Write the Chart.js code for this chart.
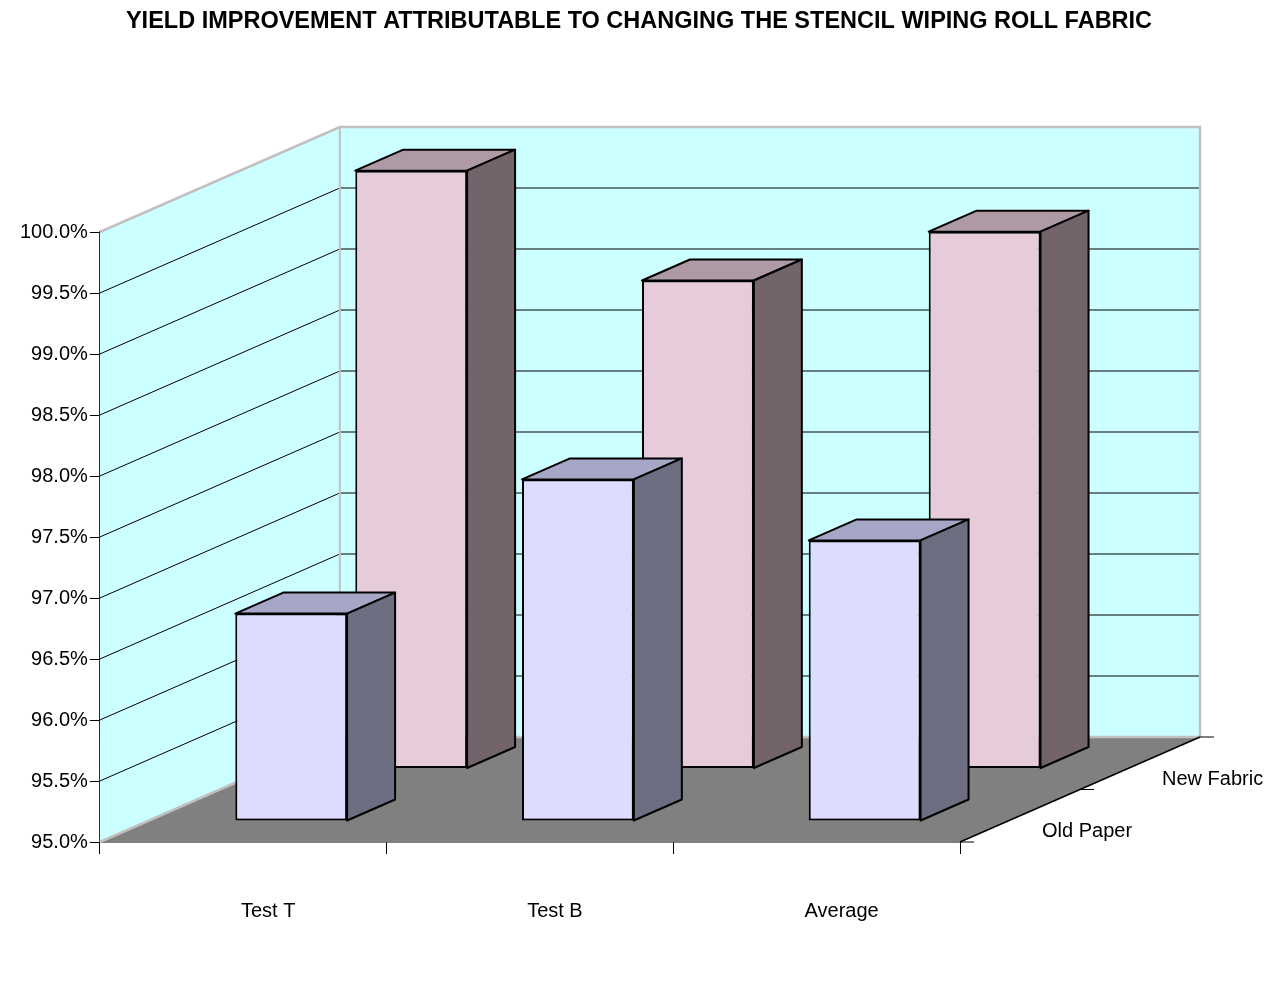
<!DOCTYPE html>
<html lang="en">

<head>
  <meta charset="UTF-8" />
  <title>Yield Improvement</title>
  <script src="https://cdn.jsdelivr.net/npm/chart.js"></script>
  <style>
    body { margin: 0; background: #fff; }
    #wrap { width: 1278px; height: 985px; }
  </style>
</head>

<body>
  <div id="wrap"><canvas id="yieldChart"></canvas></div>

  <script>
    // data
    const categories = ["Test T", "Test B", "Average"];
    const seriesNames = ["Old Paper", "New Fabric"];
    const oldPaper = [96.7, 97.8, 97.3];
    const newFabric = [99.9, 99.0, 99.4];
    const yMin = 95.0, yMax = 100.0, yStep = 0.5;
    const chartTitle = "YIELD IMPROVEMENT ATTRIBUTABLE TO CHANGING THE STENCIL WIPING ROLL FABRIC";

    // fake 3d look: depth vector of the whole floor, where each row starts, how deep a bar is
    const DEPTH = { x: 240, y: -105 };
    const rowFront = [0.2, 0.7];
    const barDepth = 0.2;
    const faceColors = [
      { front: "#DCDCFF", top: "#A6A6C6", side: "#6E6E82" },
      { front: "#E6CCDA", top: "#AD9AA4", side: "#73646C" }
    ];
    const FONT = "'Liberation Sans', Arial, sans-serif";

    function poly(ctx, pts, fill, stroke, lw) {
      ctx.beginPath();
      ctx.moveTo(pts[0][0], pts[0][1]);
      for (let i = 1; i < pts.length; i++) ctx.lineTo(pts[i][0], pts[i][1]);
      ctx.closePath();
      if (fill) { ctx.fillStyle = fill; ctx.fill(); }
      if (stroke) { ctx.strokeStyle = stroke; ctx.lineWidth = lw || 1; ctx.stroke(); }
    }

    function line(ctx, pts, color, lw) {
      ctx.beginPath();
      ctx.moveTo(pts[0][0], pts[0][1]);
      for (let i = 1; i < pts.length; i++) ctx.lineTo(pts[i][0], pts[i][1]);
      ctx.strokeStyle = color;
      ctx.lineWidth = lw || 1;
      ctx.stroke();
    }

    const box3d = {
      id: "box3d",
      beforeDatasetsDraw(chart) {
        const { ctx, chartArea: a, scales: { y } } = chart;
        const dx = DEPTH.x, dy = DEPTH.y;
        ctx.save();
        // floor + walls
        poly(ctx, [[a.left, a.bottom], [a.right, a.bottom], [a.right + dx, a.bottom + dy], [a.left + dx, a.bottom + dy]], "#808080");
        poly(ctx, [[a.left, a.top], [a.left + dx, a.top + dy], [a.left + dx, a.bottom + dy], [a.left, a.bottom]], "#CCFFFF");
        poly(ctx, [[a.left + dx, a.top + dy], [a.right + dx, a.top + dy], [a.right + dx, a.bottom + dy], [a.left + dx, a.bottom + dy]], "#CCFFFF");

        // gridlines across side wall and back wall
        y.ticks.forEach(t => {
          if (t.value <= y.min || t.value >= y.max) return;
          const py = y.getPixelForValue(t.value);
          line(ctx, [[a.left, py], [a.left + dx, py + dy], [a.right + dx, py + dy]], "#000", 1);
        });

        // grey wall edges
        line(ctx, [[a.left, a.top], [a.left + dx, a.top + dy], [a.right + dx, a.top + dy], [a.right + dx, a.bottom + dy]], "#C0C0C0", 2.5);
        line(ctx, [[a.left + dx, a.top + dy], [a.left + dx, a.bottom + dy]], "#C0C0C0", 2);
        line(ctx, [[a.left, a.bottom], [a.left + dx, a.bottom + dy], [a.right + dx, a.bottom + dy]], "#C0C0C0", 2.5);

        // right edge of the floor
        line(ctx, [[a.right, a.bottom], [a.right + dx, a.bottom + dy]], "#000", 1.5);
        ctx.restore();
      },
      beforeDatasetDraw(chart, args) {
        const f = rowFront[args.index];
        chart.ctx.save();
        chart.ctx.translate(f * DEPTH.x, f * DEPTH.y);
      },
      afterDatasetDraw(chart, args) {
        const { ctx } = chart;
        const c = faceColors[args.index];
        const bx = barDepth * DEPTH.x, by = barDepth * DEPTH.y;
        args.meta.data.forEach(el => {
          const p = el.getProps(["x", "y", "base", "width"], true);
          const L = p.x - p.width / 2, R = p.x + p.width / 2;
          ctx.lineJoin = "round";
          poly(ctx, [[L, p.y], [R, p.y], [R + bx, p.y + by], [L + bx, p.y + by]], c.top, "#000", 2);
          poly(ctx, [[R, p.y], [R + bx, p.y + by], [R + bx, p.base + by], [R, p.base]], c.side, "#000", 2);
        });
        ctx.restore();
      },
      afterDraw(chart) {
        const { ctx, chartArea: a } = chart;
        ctx.save();
        ctx.fillStyle = "#000";

        // title, centred on the whole canvas
        ctx.font = "bold 23.5px " + FONT;
        ctx.textAlign = "center";
        ctx.textBaseline = "middle";
        ctx.fillText(chartTitle, chart.width / 2, 22);

        // depth axis: ticks on the floor's right edge and series names
        [0, 0.5, 1].forEach(f => {
          const px = a.right + f * DEPTH.x, py = a.bottom + f * DEPTH.y;
          line(ctx, [[px, py], [px + 14, py]], "#000", 1);
        });
        ctx.font = "20px " + FONT;
        ctx.textAlign = "left";
        seriesNames.forEach((name, i) => {
          const f = (i + 0.5) / seriesNames.length;
          const px = a.right + f * DEPTH.x, py = a.bottom + f * DEPTH.y;
          ctx.fillText(name, px + 22, py + 16);
        });
        ctx.restore();
      }
    };

    Chart.defaults.font.family = FONT;
    Chart.defaults.color = "#000";

    new Chart(document.getElementById("yieldChart"), {
      type: "bar",
      data: {
        labels: categories,
        datasets: [
          {
            label: seriesNames[0],
            data: oldPaper,
            backgroundColor: faceColors[0].front,
            borderColor: "#000",
            borderWidth: 2,
            borderSkipped: false,
            grouped: false,
            base: yMin,
            clip: false
          },
          {
            label: seriesNames[1],
            data: newFabric,
            backgroundColor: faceColors[1].front,
            borderColor: "#000",
            borderWidth: 2,
            borderSkipped: false,
            grouped: false,
            base: yMin,
            clip: false
          }
        ]
      },
      options: {
        responsive: true,
        maintainAspectRatio: false,
        animation: false,
        categoryPercentage: 1,
        barPercentage: 0.39,
        layout: { padding: { left: 18, right: 318, top: 232, bottom: 17 } },
        plugins: {
          legend: { display: false },
          tooltip: { enabled: false },
          title: { display: false }
        },
        scales: {
          x: {
            grid: { display: true, drawOnChartArea: false, tickLength: 12, color: "#000", offset: true },
            border: { color: "#000", width: 1.5 },
            ticks: { font: { size: 20 }, padding: 45, labelOffset: 25 }
          },
          y: {
            min: yMin,
            max: yMax,
            grid: { drawOnChartArea: false, tickLength: 10, color: "#000" },
            border: { color: "#000", width: 1.5 },
            ticks: {
              stepSize: yStep,
              font: { size: 20 },
              padding: 2,
              callback: v => v.toFixed(1) + "%"
            }
          }
        }
      },
      plugins: [box3d]
    });
  </script>
</body>

</html>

_What this task involves_. Write out the lines from the start of the material to the line with "IMPROVEMENT ATTRIBUTABLE TO", inclusive and exactly. Skip the pictures.

_Written response_.
Write the Chart.js code for this chart.
<!DOCTYPE html>
<html lang="en">

<head>
  <meta charset="UTF-8" />
  <title>Yield Improvement</title>
  <script src="https://cdn.jsdelivr.net/npm/chart.js"></script>
  <style>
    body { margin: 0; background: #fff; }
    #wrap { width: 1278px; height: 985px; }
  </style>
</head>

<body>
  <div id="wrap"><canvas id="yieldChart"></canvas></div>

  <script>
    // data
    const categories = ["Test T", "Test B", "Average"];
    const seriesNames = ["Old Paper", "New Fabric"];
    const oldPaper = [96.7, 97.8, 97.3];
    const newFabric = [99.9, 99.0, 99.4];
    const yMin = 95.0, yMax = 100.0, yStep = 0.5;
    const chartTitle = "YIELD IMPROVEMENT ATTRIBUTABLE TO CHANGING THE STENCIL WIPING ROLL FABRIC";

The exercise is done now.